Exercise requirements: Extract everything from the first line through the line with "Chart.register(...registerables);", both ends included, except for any pictures.

•••

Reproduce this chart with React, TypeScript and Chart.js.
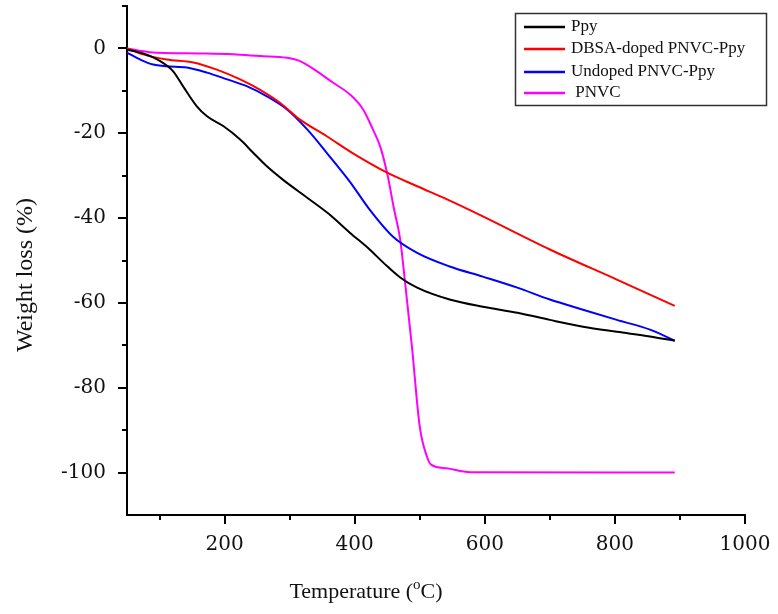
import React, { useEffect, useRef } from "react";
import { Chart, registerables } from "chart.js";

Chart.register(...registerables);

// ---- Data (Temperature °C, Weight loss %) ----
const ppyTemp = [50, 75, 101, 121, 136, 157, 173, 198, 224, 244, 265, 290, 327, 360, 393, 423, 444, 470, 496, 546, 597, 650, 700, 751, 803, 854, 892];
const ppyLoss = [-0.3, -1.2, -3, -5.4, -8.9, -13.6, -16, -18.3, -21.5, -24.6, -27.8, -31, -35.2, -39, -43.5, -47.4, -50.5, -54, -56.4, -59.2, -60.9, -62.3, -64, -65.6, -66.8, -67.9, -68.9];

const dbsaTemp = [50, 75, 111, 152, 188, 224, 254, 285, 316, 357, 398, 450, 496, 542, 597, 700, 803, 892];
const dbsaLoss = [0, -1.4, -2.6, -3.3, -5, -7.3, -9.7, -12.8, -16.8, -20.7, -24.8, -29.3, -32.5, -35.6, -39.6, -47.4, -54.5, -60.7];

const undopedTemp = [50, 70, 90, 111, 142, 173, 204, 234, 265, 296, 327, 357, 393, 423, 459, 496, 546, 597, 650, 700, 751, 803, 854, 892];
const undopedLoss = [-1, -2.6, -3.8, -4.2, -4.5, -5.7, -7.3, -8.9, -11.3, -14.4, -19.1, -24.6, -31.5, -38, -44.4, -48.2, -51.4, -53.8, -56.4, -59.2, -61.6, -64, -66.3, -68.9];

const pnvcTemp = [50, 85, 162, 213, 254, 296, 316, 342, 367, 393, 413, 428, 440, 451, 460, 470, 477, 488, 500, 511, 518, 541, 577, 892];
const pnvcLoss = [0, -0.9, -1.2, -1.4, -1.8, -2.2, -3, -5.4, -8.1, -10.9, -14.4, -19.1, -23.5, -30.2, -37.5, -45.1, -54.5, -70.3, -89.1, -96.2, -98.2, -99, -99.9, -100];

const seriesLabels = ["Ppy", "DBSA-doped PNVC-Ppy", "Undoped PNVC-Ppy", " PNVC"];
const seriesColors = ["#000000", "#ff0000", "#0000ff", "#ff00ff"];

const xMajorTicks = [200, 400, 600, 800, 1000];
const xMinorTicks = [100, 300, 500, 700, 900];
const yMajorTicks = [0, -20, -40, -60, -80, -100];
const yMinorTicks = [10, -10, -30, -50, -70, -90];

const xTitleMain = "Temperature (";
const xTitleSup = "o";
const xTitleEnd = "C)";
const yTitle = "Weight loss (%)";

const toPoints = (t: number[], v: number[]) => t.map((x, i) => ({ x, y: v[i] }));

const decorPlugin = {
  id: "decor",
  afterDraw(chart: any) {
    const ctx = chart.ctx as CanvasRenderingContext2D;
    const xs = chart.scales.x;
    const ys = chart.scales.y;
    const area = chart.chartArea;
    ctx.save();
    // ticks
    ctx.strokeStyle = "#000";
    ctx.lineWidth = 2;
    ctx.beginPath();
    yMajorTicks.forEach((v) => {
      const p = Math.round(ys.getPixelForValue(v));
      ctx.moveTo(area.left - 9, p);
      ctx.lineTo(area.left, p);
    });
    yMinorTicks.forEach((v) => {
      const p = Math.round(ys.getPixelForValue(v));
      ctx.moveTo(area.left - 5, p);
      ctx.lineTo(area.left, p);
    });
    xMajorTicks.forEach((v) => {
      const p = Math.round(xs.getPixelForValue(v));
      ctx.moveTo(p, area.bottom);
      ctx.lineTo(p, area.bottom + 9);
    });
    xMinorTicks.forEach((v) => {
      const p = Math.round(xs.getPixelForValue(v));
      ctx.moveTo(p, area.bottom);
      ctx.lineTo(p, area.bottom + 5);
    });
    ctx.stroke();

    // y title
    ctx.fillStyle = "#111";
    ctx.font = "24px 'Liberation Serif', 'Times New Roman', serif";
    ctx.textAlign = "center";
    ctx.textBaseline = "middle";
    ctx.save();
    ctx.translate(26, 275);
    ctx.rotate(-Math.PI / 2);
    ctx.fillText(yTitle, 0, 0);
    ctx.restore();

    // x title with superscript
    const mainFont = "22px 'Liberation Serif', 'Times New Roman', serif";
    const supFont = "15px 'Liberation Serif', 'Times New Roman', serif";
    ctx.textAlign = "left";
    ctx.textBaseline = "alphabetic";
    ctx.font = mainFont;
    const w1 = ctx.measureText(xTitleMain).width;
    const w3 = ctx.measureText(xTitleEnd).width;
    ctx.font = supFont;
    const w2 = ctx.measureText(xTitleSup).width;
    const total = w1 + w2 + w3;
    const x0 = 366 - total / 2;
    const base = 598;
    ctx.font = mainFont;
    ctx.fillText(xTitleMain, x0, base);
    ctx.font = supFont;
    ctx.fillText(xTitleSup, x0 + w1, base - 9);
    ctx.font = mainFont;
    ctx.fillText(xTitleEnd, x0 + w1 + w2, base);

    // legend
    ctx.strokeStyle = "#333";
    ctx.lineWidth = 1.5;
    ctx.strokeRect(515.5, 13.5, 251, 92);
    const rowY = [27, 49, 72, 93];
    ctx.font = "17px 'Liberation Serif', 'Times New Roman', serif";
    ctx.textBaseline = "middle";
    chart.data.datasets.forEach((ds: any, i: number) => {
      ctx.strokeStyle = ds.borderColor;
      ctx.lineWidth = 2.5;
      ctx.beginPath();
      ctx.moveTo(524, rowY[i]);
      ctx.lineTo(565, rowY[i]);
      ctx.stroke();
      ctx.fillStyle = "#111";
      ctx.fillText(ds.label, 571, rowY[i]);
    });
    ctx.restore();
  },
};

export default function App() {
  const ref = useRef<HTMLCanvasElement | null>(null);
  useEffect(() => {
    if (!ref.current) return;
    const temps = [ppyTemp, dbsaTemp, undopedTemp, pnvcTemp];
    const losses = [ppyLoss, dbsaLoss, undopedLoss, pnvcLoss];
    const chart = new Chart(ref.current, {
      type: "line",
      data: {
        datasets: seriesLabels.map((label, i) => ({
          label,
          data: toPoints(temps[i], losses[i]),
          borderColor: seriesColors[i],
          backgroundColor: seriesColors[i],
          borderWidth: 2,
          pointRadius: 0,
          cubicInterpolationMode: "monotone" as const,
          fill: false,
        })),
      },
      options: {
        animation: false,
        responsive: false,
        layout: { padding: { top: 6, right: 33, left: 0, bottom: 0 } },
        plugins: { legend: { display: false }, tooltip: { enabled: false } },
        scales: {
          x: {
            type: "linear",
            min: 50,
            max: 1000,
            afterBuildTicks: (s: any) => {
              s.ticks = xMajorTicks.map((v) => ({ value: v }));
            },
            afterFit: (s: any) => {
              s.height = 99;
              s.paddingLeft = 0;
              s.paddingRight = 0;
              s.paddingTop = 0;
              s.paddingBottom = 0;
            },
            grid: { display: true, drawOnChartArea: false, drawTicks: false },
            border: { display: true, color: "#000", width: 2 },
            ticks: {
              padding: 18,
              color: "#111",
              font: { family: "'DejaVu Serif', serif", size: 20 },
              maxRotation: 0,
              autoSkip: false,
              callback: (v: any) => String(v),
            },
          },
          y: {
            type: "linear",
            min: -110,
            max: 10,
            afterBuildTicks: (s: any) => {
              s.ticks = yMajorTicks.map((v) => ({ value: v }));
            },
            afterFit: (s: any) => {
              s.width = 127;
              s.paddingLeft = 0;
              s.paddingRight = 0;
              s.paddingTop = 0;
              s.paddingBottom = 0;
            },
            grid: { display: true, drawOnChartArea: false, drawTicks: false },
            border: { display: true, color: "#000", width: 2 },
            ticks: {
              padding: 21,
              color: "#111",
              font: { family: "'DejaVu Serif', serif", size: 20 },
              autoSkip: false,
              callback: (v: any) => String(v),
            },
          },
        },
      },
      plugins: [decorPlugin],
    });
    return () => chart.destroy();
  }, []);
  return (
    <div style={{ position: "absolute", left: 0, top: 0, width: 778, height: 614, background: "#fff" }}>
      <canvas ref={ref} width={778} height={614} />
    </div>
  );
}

•••

Exercise output:
Reproduce this chart with React, TypeScript and Chart.js.
import React, { useEffect, useRef } from "react";
import { Chart, registerables } from "chart.js";

Chart.register(...registerables);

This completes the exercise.